In India marriage is one of the most important times in a girl’s life. Probably not just India but every where around the world. However, the significance of marriage in India is probably stronger than anywhere else in the world. If you are the father of the bride-to-be, than this burden on your head to make sure the husband your daughter finds or the one you find for her is good, not just good but exceptional. After you find this man; your son-in-law to be, a whole new set of responsibilities and burdens arise on your shoulders.
The marriage ceremony in India, especially for the father-of-the-bride can become extremely expensive and can take up almost everything he has worked for his entire life. Then after the marriage there are several traditions that need to be fulfilled. With each tradition comes more expenses. But the expenses aren’t what I want to talk about today. It’s that burden a father feels to find that perfect groom for his daughter that is the real topic of discussion on my mind.
We all know our fathers mean well. We know that they have our best interests at heart and are just making sure that when we settle down, we settle down with the right guy. But sometimes our fathers forget to ask us about where our happiness lies. They forget to realize that we have hearts and minds and may possibly have someone of interest in mind. Most of us Indian girls just stay quiet in front of our father’s decisions. We have been taught not to disobey him and to honor every decision he makes as if it was a decision made by God.
We sacrifice our desires and hearts for our father’s honor.
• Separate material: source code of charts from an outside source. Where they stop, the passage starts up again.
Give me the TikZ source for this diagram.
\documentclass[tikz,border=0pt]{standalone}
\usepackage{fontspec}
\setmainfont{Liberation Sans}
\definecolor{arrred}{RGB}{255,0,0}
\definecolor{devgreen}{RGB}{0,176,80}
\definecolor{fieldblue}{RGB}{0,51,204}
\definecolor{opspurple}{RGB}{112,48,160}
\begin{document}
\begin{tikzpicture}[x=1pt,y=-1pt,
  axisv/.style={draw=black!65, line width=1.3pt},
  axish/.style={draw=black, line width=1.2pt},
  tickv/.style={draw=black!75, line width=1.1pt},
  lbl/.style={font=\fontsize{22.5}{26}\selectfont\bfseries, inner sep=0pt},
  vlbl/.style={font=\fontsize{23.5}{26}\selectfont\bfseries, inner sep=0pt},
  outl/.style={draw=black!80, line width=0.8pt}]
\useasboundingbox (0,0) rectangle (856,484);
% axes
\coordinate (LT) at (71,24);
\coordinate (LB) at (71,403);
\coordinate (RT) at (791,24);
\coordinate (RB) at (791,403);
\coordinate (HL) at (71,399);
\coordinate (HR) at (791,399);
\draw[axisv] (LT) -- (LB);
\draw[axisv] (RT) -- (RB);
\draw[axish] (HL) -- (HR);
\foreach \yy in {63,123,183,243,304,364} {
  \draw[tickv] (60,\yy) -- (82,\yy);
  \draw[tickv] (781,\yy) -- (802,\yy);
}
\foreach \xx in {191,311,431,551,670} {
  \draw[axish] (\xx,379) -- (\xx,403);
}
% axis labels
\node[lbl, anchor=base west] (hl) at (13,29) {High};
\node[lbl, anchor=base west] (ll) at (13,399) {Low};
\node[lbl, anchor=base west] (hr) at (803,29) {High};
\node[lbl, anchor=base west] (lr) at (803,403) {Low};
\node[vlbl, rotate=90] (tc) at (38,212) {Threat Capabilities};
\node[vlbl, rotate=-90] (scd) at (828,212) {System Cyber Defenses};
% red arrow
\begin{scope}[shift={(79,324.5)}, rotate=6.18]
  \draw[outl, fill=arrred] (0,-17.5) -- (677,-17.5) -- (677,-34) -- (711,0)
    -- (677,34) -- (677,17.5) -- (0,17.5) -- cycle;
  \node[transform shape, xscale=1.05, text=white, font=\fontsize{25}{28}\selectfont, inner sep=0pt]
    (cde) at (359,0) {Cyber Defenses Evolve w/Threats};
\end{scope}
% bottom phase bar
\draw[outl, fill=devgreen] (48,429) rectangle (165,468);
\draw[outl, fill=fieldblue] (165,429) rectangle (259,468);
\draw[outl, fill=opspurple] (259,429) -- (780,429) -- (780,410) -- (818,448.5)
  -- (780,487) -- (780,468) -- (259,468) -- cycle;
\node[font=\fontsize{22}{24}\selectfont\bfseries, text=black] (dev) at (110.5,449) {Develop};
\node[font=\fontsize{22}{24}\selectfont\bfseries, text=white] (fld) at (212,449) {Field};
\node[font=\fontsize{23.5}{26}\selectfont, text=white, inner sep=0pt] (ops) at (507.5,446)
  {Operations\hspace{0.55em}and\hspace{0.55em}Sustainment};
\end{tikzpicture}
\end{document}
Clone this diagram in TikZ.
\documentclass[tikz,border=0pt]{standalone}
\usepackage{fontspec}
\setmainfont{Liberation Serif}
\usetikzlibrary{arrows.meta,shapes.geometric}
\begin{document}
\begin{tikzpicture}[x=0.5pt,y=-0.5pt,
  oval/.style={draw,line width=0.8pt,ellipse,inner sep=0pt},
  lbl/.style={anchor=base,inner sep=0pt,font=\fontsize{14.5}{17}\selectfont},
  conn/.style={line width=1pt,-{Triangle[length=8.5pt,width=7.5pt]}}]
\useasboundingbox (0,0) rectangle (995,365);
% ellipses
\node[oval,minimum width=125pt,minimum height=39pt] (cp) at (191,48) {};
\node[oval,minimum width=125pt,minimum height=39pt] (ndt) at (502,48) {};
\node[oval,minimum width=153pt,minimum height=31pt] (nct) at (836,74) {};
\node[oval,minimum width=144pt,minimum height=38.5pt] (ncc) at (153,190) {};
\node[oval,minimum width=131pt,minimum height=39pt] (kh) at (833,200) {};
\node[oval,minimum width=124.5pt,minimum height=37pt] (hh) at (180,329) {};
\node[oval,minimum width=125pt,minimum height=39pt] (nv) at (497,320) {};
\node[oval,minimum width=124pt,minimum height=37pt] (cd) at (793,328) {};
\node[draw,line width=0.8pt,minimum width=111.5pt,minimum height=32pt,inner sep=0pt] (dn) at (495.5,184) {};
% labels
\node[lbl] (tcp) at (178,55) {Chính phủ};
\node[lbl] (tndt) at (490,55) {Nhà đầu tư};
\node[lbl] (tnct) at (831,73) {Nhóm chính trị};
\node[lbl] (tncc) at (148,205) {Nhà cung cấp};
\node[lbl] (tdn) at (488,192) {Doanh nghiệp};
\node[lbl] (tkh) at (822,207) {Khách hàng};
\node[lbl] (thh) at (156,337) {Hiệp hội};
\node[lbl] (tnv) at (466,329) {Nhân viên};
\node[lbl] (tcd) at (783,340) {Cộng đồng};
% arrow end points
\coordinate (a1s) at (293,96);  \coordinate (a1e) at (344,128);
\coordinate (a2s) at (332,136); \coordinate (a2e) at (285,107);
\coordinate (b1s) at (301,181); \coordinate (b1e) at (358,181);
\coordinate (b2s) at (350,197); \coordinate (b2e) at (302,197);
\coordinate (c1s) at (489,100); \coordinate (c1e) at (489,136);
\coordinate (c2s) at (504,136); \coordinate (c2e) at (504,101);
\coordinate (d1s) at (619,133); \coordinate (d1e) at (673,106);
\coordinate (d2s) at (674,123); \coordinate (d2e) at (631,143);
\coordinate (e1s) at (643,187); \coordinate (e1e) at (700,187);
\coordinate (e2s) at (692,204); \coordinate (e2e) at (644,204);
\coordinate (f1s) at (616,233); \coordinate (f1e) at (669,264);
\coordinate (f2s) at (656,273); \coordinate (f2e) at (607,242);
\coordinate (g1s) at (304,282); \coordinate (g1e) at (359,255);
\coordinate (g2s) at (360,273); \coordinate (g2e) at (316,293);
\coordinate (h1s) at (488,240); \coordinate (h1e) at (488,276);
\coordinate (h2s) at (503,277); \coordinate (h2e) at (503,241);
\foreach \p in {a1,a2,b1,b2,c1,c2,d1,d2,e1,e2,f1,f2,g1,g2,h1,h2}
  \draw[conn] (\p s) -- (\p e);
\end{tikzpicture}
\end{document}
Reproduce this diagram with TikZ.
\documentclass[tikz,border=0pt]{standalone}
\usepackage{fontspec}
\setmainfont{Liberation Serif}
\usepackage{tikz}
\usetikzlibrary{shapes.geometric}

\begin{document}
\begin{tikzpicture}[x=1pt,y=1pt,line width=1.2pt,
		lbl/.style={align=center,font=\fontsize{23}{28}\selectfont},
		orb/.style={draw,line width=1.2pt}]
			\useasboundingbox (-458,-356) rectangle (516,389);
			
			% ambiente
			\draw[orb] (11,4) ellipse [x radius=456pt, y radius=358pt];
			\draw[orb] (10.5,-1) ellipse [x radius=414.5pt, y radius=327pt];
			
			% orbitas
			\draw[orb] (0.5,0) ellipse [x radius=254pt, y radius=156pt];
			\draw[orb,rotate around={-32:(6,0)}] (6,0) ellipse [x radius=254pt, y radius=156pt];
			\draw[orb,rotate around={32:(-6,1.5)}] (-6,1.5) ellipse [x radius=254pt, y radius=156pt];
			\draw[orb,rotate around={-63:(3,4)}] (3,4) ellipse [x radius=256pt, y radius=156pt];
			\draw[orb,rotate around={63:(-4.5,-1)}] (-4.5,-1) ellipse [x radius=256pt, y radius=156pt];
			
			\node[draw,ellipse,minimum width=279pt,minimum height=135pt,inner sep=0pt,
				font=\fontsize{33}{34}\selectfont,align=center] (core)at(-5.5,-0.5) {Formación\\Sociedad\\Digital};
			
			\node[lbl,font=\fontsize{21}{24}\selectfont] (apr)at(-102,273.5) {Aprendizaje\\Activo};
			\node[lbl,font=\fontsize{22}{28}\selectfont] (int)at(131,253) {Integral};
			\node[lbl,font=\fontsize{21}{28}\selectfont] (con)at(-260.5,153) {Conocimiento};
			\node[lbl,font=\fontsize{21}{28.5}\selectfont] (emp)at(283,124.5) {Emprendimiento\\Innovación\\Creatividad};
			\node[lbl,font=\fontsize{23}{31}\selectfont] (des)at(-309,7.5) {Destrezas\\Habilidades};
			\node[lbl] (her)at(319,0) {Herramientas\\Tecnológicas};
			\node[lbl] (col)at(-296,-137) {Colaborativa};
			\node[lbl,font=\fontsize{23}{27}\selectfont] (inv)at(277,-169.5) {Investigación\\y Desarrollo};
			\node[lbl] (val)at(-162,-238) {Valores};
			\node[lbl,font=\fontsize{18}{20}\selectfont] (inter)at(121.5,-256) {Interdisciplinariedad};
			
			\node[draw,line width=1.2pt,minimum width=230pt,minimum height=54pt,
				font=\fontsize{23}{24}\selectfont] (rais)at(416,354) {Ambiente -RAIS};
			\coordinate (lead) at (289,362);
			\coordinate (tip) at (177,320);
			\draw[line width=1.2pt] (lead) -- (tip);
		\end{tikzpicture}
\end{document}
But a lot of the time the sad reality is that they don’t even bother to look once deep into our eyes to feel or even get to know what we are feeling. After we leave our father’s house and are either on our own or with our husbands in their homes then that same desire is felt to have him just look once deep into our eyes to understand what our mouth cannot disclose.
Today I am standing in the middle. On one side I find my father. This man I have loved all my life and honored and respected as if he was my God after the Almighty. Sure, we’ve had our ups and downs. Sure, we’ve fought a million battles against each other. But neither has dishonored the duty we have for one another.
On the other side of me stands a man who I am in love with. This man makes me smile when joy seems too distant from my reality. This man makes my face glow when my self-esteem is battered. This man holds me when my eyes well-up with tears. This man is the man I see myself growing old with. This man is the man I want to spend the rest of my life with and every life after this life with.
But as I look side-to-side at each one of them, I realize that neither one of them understands what I am feeling at this moment. Neither one of them has taken that time to look into my eyes today and see how many tears are surfacing. Neither one of them has bothered to ask me what I want, what I’m thinking, what my heart desires.
And now I stand in the middle not knowing which way my life will turn. I don’t know who will pull harder. I don’t know whose decision will change my life and who’s will break my heart. And I cannot say anymore to either of them at this point as I have already said enough.